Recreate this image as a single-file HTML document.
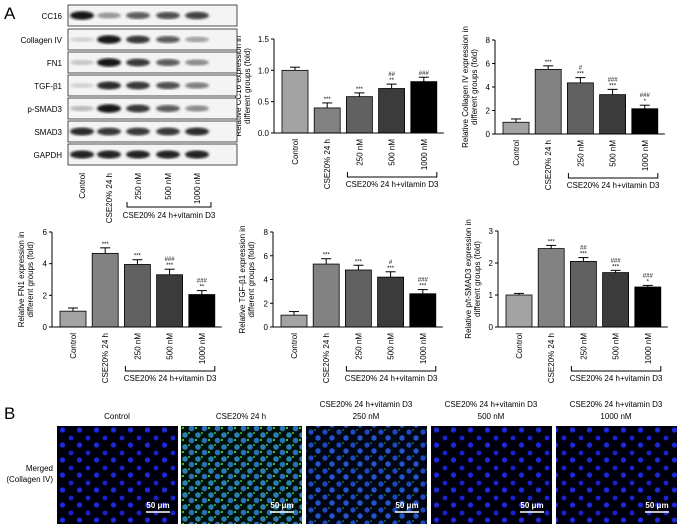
<!DOCTYPE html>
<html><head><meta charset="utf-8"><style>
html,body{margin:0;padding:0;background:#fff;}
svg{display:block;font-family:"Liberation Sans",Arial,sans-serif;}
</style></head><body>
<svg id="fig" width="677" height="529" viewBox="0 0 677 529" xmlns="http://www.w3.org/2000/svg">
<defs>
<filter id="blur1"><feGaussianBlur stdDeviation="1.3"/></filter>
<pattern id="nucBlue" width="17" height="15" patternUnits="userSpaceOnUse">
<rect width="17" height="15" fill="#00000c"/>
<circle cx="3" cy="3" r="2.4" fill="#1a22d0"/><circle cx="11.5" cy="10" r="2.6" fill="#1e28dc"/>
</pattern>
<pattern id="nucGreen" width="13" height="12" patternUnits="userSpaceOnUse">
<rect width="13" height="12" fill="#02100a"/>
<circle cx="3" cy="3" r="2.8" fill="#2a7eb0"/><circle cx="9.5" cy="8.5" r="2.8" fill="#2a70b8"/>
<circle cx="7" cy="1" r="1" fill="#38c030"/><circle cx="1" cy="8" r="1.1" fill="#40d038"/>
</pattern>
<pattern id="nucMid" width="14" height="13" patternUnits="userSpaceOnUse">
<rect width="14" height="13" fill="#000614"/>
<circle cx="3" cy="3" r="2.6" fill="#1f48c0"/><circle cx="10" cy="9" r="2.7" fill="#2454c8"/>
<circle cx="7" cy="1" r="0.8" fill="#30b040"/>
</pattern>
</defs>
<g id="root"></g>
</svg>
<script>
const categories = ['Control','CSE20% 24 h','250 nM','500 nM','1000 nM'];
const barColors = ['#a3a3a3','#828282','#616161','#3b3b3b','#000000'];

const cc16Values = [1.0, 0.40, 0.58, 0.71, 0.82];
const cc16Err = [0.05, 0.08, 0.06, 0.07, 0.07];
const cc16Stars = ['','***','***','**',''];
const cc16Hash = ['','','','##','###'];
const cc16Ticks = [0, 0.5, 1.0, 1.5];
const cc16TickLabels = ['0.0','0.5','1.0','1.5'];

const colValues = [1.0, 5.5, 4.35, 3.35, 2.15];
const colErr = [0.28, 0.3, 0.45, 0.45, 0.3];
const colStars = ['','***','***','***','*'];
const colHash = ['','','#','###','###'];
const colTicks = [0,2,4,6,8];

const fnValues = [1.0, 4.65, 3.95, 3.3, 2.05];
const fnErr = [0.2, 0.35, 0.3, 0.35, 0.25];
const fnStars = ['','***','***','***','**'];
const fnHash = ['','','','###','###'];
const fnTicks = [0,2,4,6];

const tgfValues = [1.0, 5.3, 4.8, 4.2, 2.8];
const tgfErr = [0.3, 0.45, 0.4, 0.45, 0.35];
const tgfStars = ['','***','***','***','***'];
const tgfHash = ['','','','#','###'];
const tgfTicks = [0,2,4,6,8];

const psValues = [1.0, 2.45, 2.05, 1.7, 1.25];
const psErr = [0.05, 0.1, 0.12, 0.07, 0.05];
const psStars = ['','***','***','***','*'];
const psHash = ['','','##','###','###'];
const psTicks = [0,1,2,3];

const NS='http://www.w3.org/2000/svg';
const root=document.getElementById('root');
function mk(tag,attrs,parent,txt){const e=document.createElementNS(NS,tag);for(const k in attrs)e.setAttribute(k,attrs[k]);if(txt!==undefined)e.textContent=txt;(parent||root).appendChild(e);return e;}

function chart(name,ax,yTop,yBot,maxV,vals,errs,stars,hashes,ticks,tickLabels,title1,title2,titleX){
  const g=mk('g',{});
  
  
  const yS=v=>yBot-(v/maxV)*(yBot-yTop);
  const xS=i=>ax+8+i*32.2;
  const bw=26;
  vals.forEach((v,i)=>{
    const x=xS(i), y=yS(v), ye=yS(v+errs[i]);
    const eb=mk('line',{x1:x+bw/2,x2:x+bw/2,y1:y,y2:ye,stroke:'#000','stroke-width':1},g);
    
    
    mk('line',{x1:x+bw/2-5,x2:x+bw/2+5,y1:ye,y2:ye,stroke:'#000','stroke-width':1},g);
    const r=mk('rect',{x:x,y:y,width:bw,height:yBot-y,fill:barColors[i],stroke:'#000','stroke-width':0.8},g);
    
    
    if(stars[i]){const t=mk('text',{x:x+bw/2,y:ye-2,'font-size':6,'text-anchor':'middle'},g,stars[i]);}
    if(hashes[i]){const t=mk('text',{x:x+bw/2,y:ye-(stars[i]?8:2),'font-size':6,'text-anchor':'middle'},g,hashes[i]);}
    const lt=mk('text',{transform:`translate(${x+bw/2+3},${yBot+6}) rotate(-90)`,'font-size':8,'text-anchor':'end'},g,categories[i]);
    
    
  });
  const xEnd=xS(4)+bw+7;
  mk('line',{x1:ax,x2:xEnd,y1:yBot,y2:yBot,stroke:'#000','stroke-width':1},g);
  const yl=mk('line',{x1:ax,x2:ax,y1:yTop,y2:yBot,stroke:'#000','stroke-width':1},g);
  
  
  ticks.forEach((t,i)=>{
    const y=yS(t);
    mk('line',{x1:ax-3,x2:ax,y1:y,y2:y,stroke:'#000'},g);
    const tl=mk('text',{x:ax-5,y:y+3,'font-size':8,'text-anchor':'end'},g,tickLabels?tickLabels[i]:String(t));
    
    
  });
  const bx1=xS(2)+1,bx2=xS(4)+bw,by=yBot+44;
  const br=mk('path',{d:`M${bx1},${by-5}V${by}H${bx2}V${by-5}`,fill:'none',stroke:'#000','stroke-width':1},g);
  
  
  const bt=mk('text',{x:(bx1+bx2)/2,y:by+10,'font-size':8,'text-anchor':'middle'},g,'CSE20% 24 h+vitamin D3');
  
  
  const mid=(yTop+yBot)/2;
  const yt=mk('text',{transform:`translate(${titleX},${mid}) rotate(-90)`,'font-size':8,'text-anchor':'middle'},g);
  
  
  mk('tspan',{x:0,dy:0},yt,title1);
  mk('tspan',{x:0,dy:9},yt,title2);
}

chart('cc16',274,39,133,1.5,cc16Values,cc16Err,cc16Stars,cc16Hash,cc16Ticks,cc16TickLabels,'Relative CC16 expression in','different groups (fold)',241);
chart('collagen-iv',495,40,134,8,colValues,colErr,colStars,colHash,colTicks,null,'Relative Collagen IV expression in','different groups (fold)',468);
chart('fn1',52,232,327,6,fnValues,fnErr,fnStars,fnHash,fnTicks,null,'Relative FN1 expression in','different groups (fold)',24);
chart('tgf-b1',273,232,327,8,tgfValues,tgfErr,tgfStars,tgfHash,tgfTicks,null,'Relative TGF-β1 expression in','different groups (fold)',245);
chart('p-smad3',498,231,327,3,psValues,psErr,psStars,psHash,psTicks,null,'Relative p/t-SMAD3 expression in','different groups (fold)',471);

// Western blot
const blotRows=['CC16','Collagen IV','FN1','TGF-β1','p-SMAD3','SMAD3','GAPDH'];
const blotY=[5,29,52,75,98,121,144];
const blotInt=[[1,.45,.7,.75,.8],[.2,1,.85,.7,.4],[.25,1,.85,.7,.5],[.2,.9,.85,.75,.55],[.3,1,.85,.7,.5],[.9,.85,.85,.85,.9],[.95,.95,.95,.95,.95]];
const laneX=[82,109,138,168,197];
const wb=mk('g',{});


blotRows.forEach((r,ri)=>{
  const y=blotY[ri];
  mk('rect',{x:68,y:y,width:169,height:21,fill:'#f4f4f4',stroke:'#222','stroke-width':0.8},wb);
  blotInt[ri].forEach((v,li)=>{
    const c=Math.round(255-235*v);
    mk('ellipse',{cx:laneX[li],cy:y+10.5,rx:12,ry:2+2.2*v,fill:`rgb(${c},${c},${c})`,filter:'url(#blur1)'},wb);
  });
  const t=mk('text',{x:62,y:y+14,'font-size':8,'text-anchor':'end'},wb,r);
  
  
});
categories.forEach((c,i)=>{
  const t=mk('text',{transform:`translate(${laneX[i]+3},${173}) rotate(-90)`,'font-size':8,'text-anchor':'end'},wb,c);
  
  
});
mk('path',{d:'M127,202V207H211V202',fill:'none',stroke:'#000'},wb);
mk('text',{x:169,y:218,'font-size':8,'text-anchor':'middle'},wb,'CSE20% 24 h+vitamin D3');

const lA=mk('text',{x:4,y:19,'font-size':17},root,'A');


const lB=mk('text',{x:4,y:419,'font-size':17},root,'B');



// Panel B images
const imgX=[57,181,306,431,556];
const imgFill=['url(#nucBlue)','url(#nucGreen)','url(#nucMid)','url(#nucBlue)','url(#nucBlue)'];
const imgT1=['','','CSE20% 24 h+vitamin D3','CSE20% 24 h+vitamin D3','CSE20% 24 h+vitamin D3'];
const imgT2=['Control','CSE20% 24 h','250 nM','500 nM','1000 nM'];
imgX.forEach((x,i)=>{
  const g=mk('g',{});
  
  
  mk('rect',{x:x,y:426,width:121,height:98,fill:imgFill[i]},g);
  mk('text',{x:x+101,y:508,'font-size':8,fill:'#fff','text-anchor':'middle','font-weight':'bold'},g,'50 μm');
  mk('line',{x1:x+89,x2:x+113,y1:512,y2:512,stroke:'#fff','stroke-width':1.5},g);
  if(imgT1[i])mk('text',{x:x+60,y:407,'font-size':8,'text-anchor':'middle'},g,imgT1[i]);
  mk('text',{x:x+60,y:419,'font-size':8,'text-anchor':'middle'},g,imgT2[i]);
});
const m1=mk('text',{x:53,y:471,'font-size':8,'text-anchor':'end'},root,'Merged');


mk('text',{x:53,y:482,'font-size':8,'text-anchor':'end'},root,'(Collagen IV)');
</script>
</body></html>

◇ ◇ ◇ ◇ ◇ ◇ ◇

Please extract exactly the lines of the data, from the first through the line containing "const colTicks = [0,2,4,6,8];", and add no pictures to the copy.

Recreate this image as a single-file HTML document.
<!DOCTYPE html>
<html><head><meta charset="utf-8"><style>
html,body{margin:0;padding:0;background:#fff;}
svg{display:block;font-family:"Liberation Sans",Arial,sans-serif;}
</style></head><body>
<svg id="fig" width="677" height="529" viewBox="0 0 677 529" xmlns="http://www.w3.org/2000/svg">
<defs>
<filter id="blur1"><feGaussianBlur stdDeviation="1.3"/></filter>
<pattern id="nucBlue" width="17" height="15" patternUnits="userSpaceOnUse">
<rect width="17" height="15" fill="#00000c"/>
<circle cx="3" cy="3" r="2.4" fill="#1a22d0"/><circle cx="11.5" cy="10" r="2.6" fill="#1e28dc"/>
</pattern>
<pattern id="nucGreen" width="13" height="12" patternUnits="userSpaceOnUse">
<rect width="13" height="12" fill="#02100a"/>
<circle cx="3" cy="3" r="2.8" fill="#2a7eb0"/><circle cx="9.5" cy="8.5" r="2.8" fill="#2a70b8"/>
<circle cx="7" cy="1" r="1" fill="#38c030"/><circle cx="1" cy="8" r="1.1" fill="#40d038"/>
</pattern>
<pattern id="nucMid" width="14" height="13" patternUnits="userSpaceOnUse">
<rect width="14" height="13" fill="#000614"/>
<circle cx="3" cy="3" r="2.6" fill="#1f48c0"/><circle cx="10" cy="9" r="2.7" fill="#2454c8"/>
<circle cx="7" cy="1" r="0.8" fill="#30b040"/>
</pattern>
</defs>
<g id="root"></g>
</svg>
<script>
const categories = ['Control','CSE20% 24 h','250 nM','500 nM','1000 nM'];
const barColors = ['#a3a3a3','#828282','#616161','#3b3b3b','#000000'];

const cc16Values = [1.0, 0.40, 0.58, 0.71, 0.82];
const cc16Err = [0.05, 0.08, 0.06, 0.07, 0.07];
const cc16Stars = ['','***','***','**',''];
const cc16Hash = ['','','','##','###'];
const cc16Ticks = [0, 0.5, 1.0, 1.5];
const cc16TickLabels = ['0.0','0.5','1.0','1.5'];

const colValues = [1.0, 5.5, 4.35, 3.35, 2.15];
const colErr = [0.28, 0.3, 0.45, 0.45, 0.3];
const colStars = ['','***','***','***','*'];
const colHash = ['','','#','###','###'];
const colTicks = [0,2,4,6,8];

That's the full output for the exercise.